Clay's blog http://softwarecommunity.intel.com/ISN/Community/en-us/blogs/multi-core-thredmonkey/archive/2006/12/18/30228042.aspx asks if Intel® Threading Building Blocks [Intel® TBB] is a solution looking for a problem. OpenMP is great if you have Fortran code, or C code that looks like Fortran, or C++ that looks like Fortran. In other words, flat do-loop centric parallelism. With TBB, we're trying to go beyond that and enable generic parallel programming.
For example, TBB provides a parallel sort. If you look at the implementation in include/tbb/parallel_sort.h, you'll see that it's a parallel quicksort implemented using parallel_for, without any explicit recursion. We can do that because TBB let's you define your own iteration spaces. You just have to specify signatures for:
- Is the space empty?
- Should the iteration space be split?
- If it should be split, how to split it.
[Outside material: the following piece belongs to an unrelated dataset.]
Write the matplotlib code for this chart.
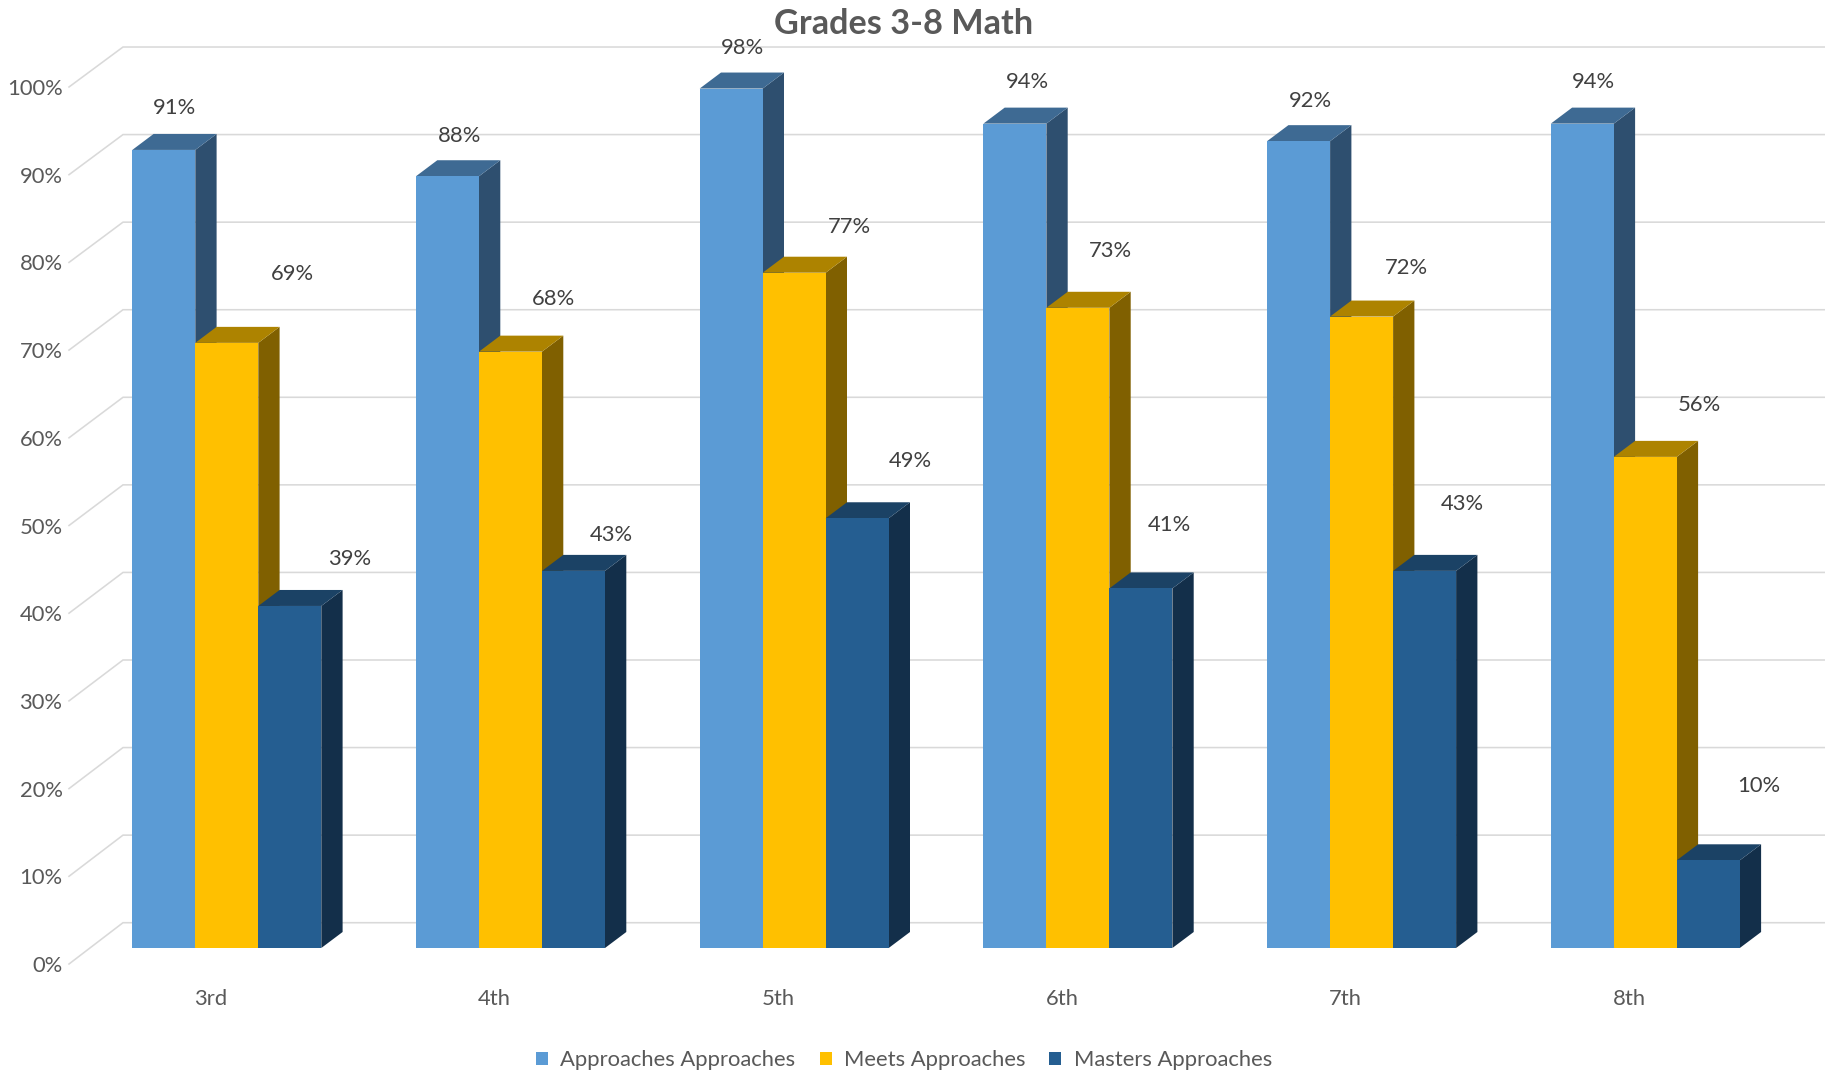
import matplotlib
matplotlib.use("Agg")
import matplotlib.pyplot as plt
from matplotlib.patches import Polygon, Patch

grades = ["3rd", "4th", "5th", "6th", "7th", "8th"]
approaches = [91, 88, 98, 94, 92, 94]
meets = [69, 68, 77, 73, 72, 56]
masters = [39, 43, 49, 41, 43, 10]
series_names = ["Approaches Approaches", "Meets Approaches", "Masters Approaches"]
y_ticks = list(range(0, 101, 10))

front_colors = ["#5B9BD5", "#FFC000", "#255E91"]
top_colors = ["#3E6A93", "#AD8300", "#1B4265"]
side_colors = ["#2E4F6F", "#806000", "#132F4A"]
# manual data-label placement, pixels from the bar's top centre
label_offsets = [
    [(11, 42), (12.5, 40.4), (11.2, 41), (13, 41.3), (12, 40.3), (11.2, 41.3)],
    [(65.5, 68.5), (42.6, 52.8), (55.3, 46), (32.9, 56.7), (44.9, 48.1), (54.2, 52.2)],
    [(60.2, 46.5), (37.8, 35.9), (53.3, 57.7), (28.1, 63.8), (37.8, 67.3), (50, 73.8)],
]

W, H = 1825, 1072
PX_X, PX_Y = 283.7, 8.77           # pixels per category / per percent
ORIGIN_X, ORIGIN_Y = 211, 964      # pixel position of x=0, y=0
AX_LEFT = 66

plt.rcParams["font.family"] = ["Lato", "DejaVu Sans"]
fig = plt.figure(figsize=(W / 100, H / 100), dpi=100, facecolor="white")
ax = fig.add_axes([AX_LEFT / W, (H - ORIGIN_Y) / H, (W - AX_LEFT) / W, ORIGIN_Y / H])
ax.set_xlim((AX_LEFT - ORIGIN_X) / PX_X, (W - ORIGIN_X) / PX_X)
ax.set_ylim(0, ORIGIN_Y / PX_Y)
for s in ax.spines.values():
    s.set_visible(False)
ax.set_facecolor("none")

# projection constants, in data units
wall_left = (69 - ORIGIN_X) / PX_X
wall_back = (123 - ORIGIN_X) / PX_X
wall_lift = (964 - 922.7) / PX_Y
base_x = 15.8 / PX_X               # bar group centre relative to tick
base_y = 16 / PX_Y                 # bar floor above axis line
depth_x = 21.3 / PX_X
depth_y = 16 / PX_Y
bar_w = 63 / PX_X

xmax = ax.get_xlim()[1]
for v in y_ticks:
    back = wall_lift + v * 0.9985
    ax.plot([wall_left, wall_back, xmax], [v, back, back],
            color="#D9D9D9", lw=1.15, zorder=1, solid_joinstyle="miter", clip_on=False)

all_values = [approaches, meets, masters]
for si, values in enumerate(all_values):
    for gi, v in enumerate(values):
        xc = gi + base_x + (si - 1) * bar_w
        x0, x1 = xc - bar_w / 2, xc + bar_w / 2
        y0, y1 = base_y, base_y + v
        z = 3 + si
        ax.add_patch(Polygon([(x1, y0), (x1 + depth_x, y0 + depth_y), (x1 + depth_x, y1 + depth_y), (x1, y1)],
                             closed=True, fc=side_colors[si], ec="none", zorder=z))
        ax.add_patch(Polygon([(x0, y1), (x0 + depth_x, y1 + depth_y), (x1 + depth_x, y1 + depth_y), (x1, y1)],
                             closed=True, fc=top_colors[si], ec="none", zorder=z))
        ax.add_patch(Polygon([(x0, y0), (x1, y0), (x1, y1), (x0, y1)],
                             closed=True, fc=front_colors[si], ec="none", zorder=z + 0.1))
        dx, dy = label_offsets[si][gi]
        ax.annotate(f"{v}%", xy=(xc, y1), xytext=(dx * 0.72, dy * 0.72), textcoords="offset points",
                    ha="center", va="center", fontsize=15.8, color="#404040", zorder=10)

ax.set_xticks(range(len(grades)))
ax.set_xticklabels(grades)
ax.set_yticks(y_ticks)
ax.set_yticklabels([f"{v}%" for v in y_ticks])
ax.tick_params(axis="both", length=0, labelsize=15.8, labelcolor="#595959")
ax.tick_params(axis="x", pad=18)
ax.tick_params(axis="y", pad=2.5)

fig.suptitle("Grades 3-8 Math", x=904 / W, y=1 - 24 / H, ha="center", va="center",
             fontsize=24.7, fontweight="bold", color="#595959")

handles = [Patch(fc=c, ec="none") for c in front_colors]
fig.legend(handles, series_names, loc="center", bbox_to_anchor=(904 / W, 1 - 1060 / H), ncol=3,
           frameon=False, fontsize=15.8, labelcolor="#595959", handlelength=0.55, handleheight=0.55,
           handletextpad=0.55, columnspacing=1.1, borderpad=0, borderaxespad=0)

fig.savefig("out.png", dpi=100)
TBB provides one and two dimensional spaces. These work for signed and unsigned integral types and pointer types. In contrast, an OpenMP parallel for loop is restricted to a signed integral type, and only one dimension.
The TBB parallel_reduce is another good example of being generic. Consider the simple problem of finding the index of the minimum value in an array. OpenMP allows reductions only on built-in types. But to solve this problem, you need a reduction over a pair type (value,index). The TBB parallel_reduce works generically on any type. You just have to provide a few signatures. Section 3.3.1 of the TBB Tutorial explains the "index of minimum" solution in detail.
Clay finds the primes example in TBB a bit long. That's because it's a reasonably good algorithm (e.g. it's blocked for cache and does dynamic memory allocation). It's not the ridiculously slow "try all divisors" algorithm sometimes found in some "how to thread" articles.
If OpenMP fits, use it. If it doesn't, consider TBB as the next step.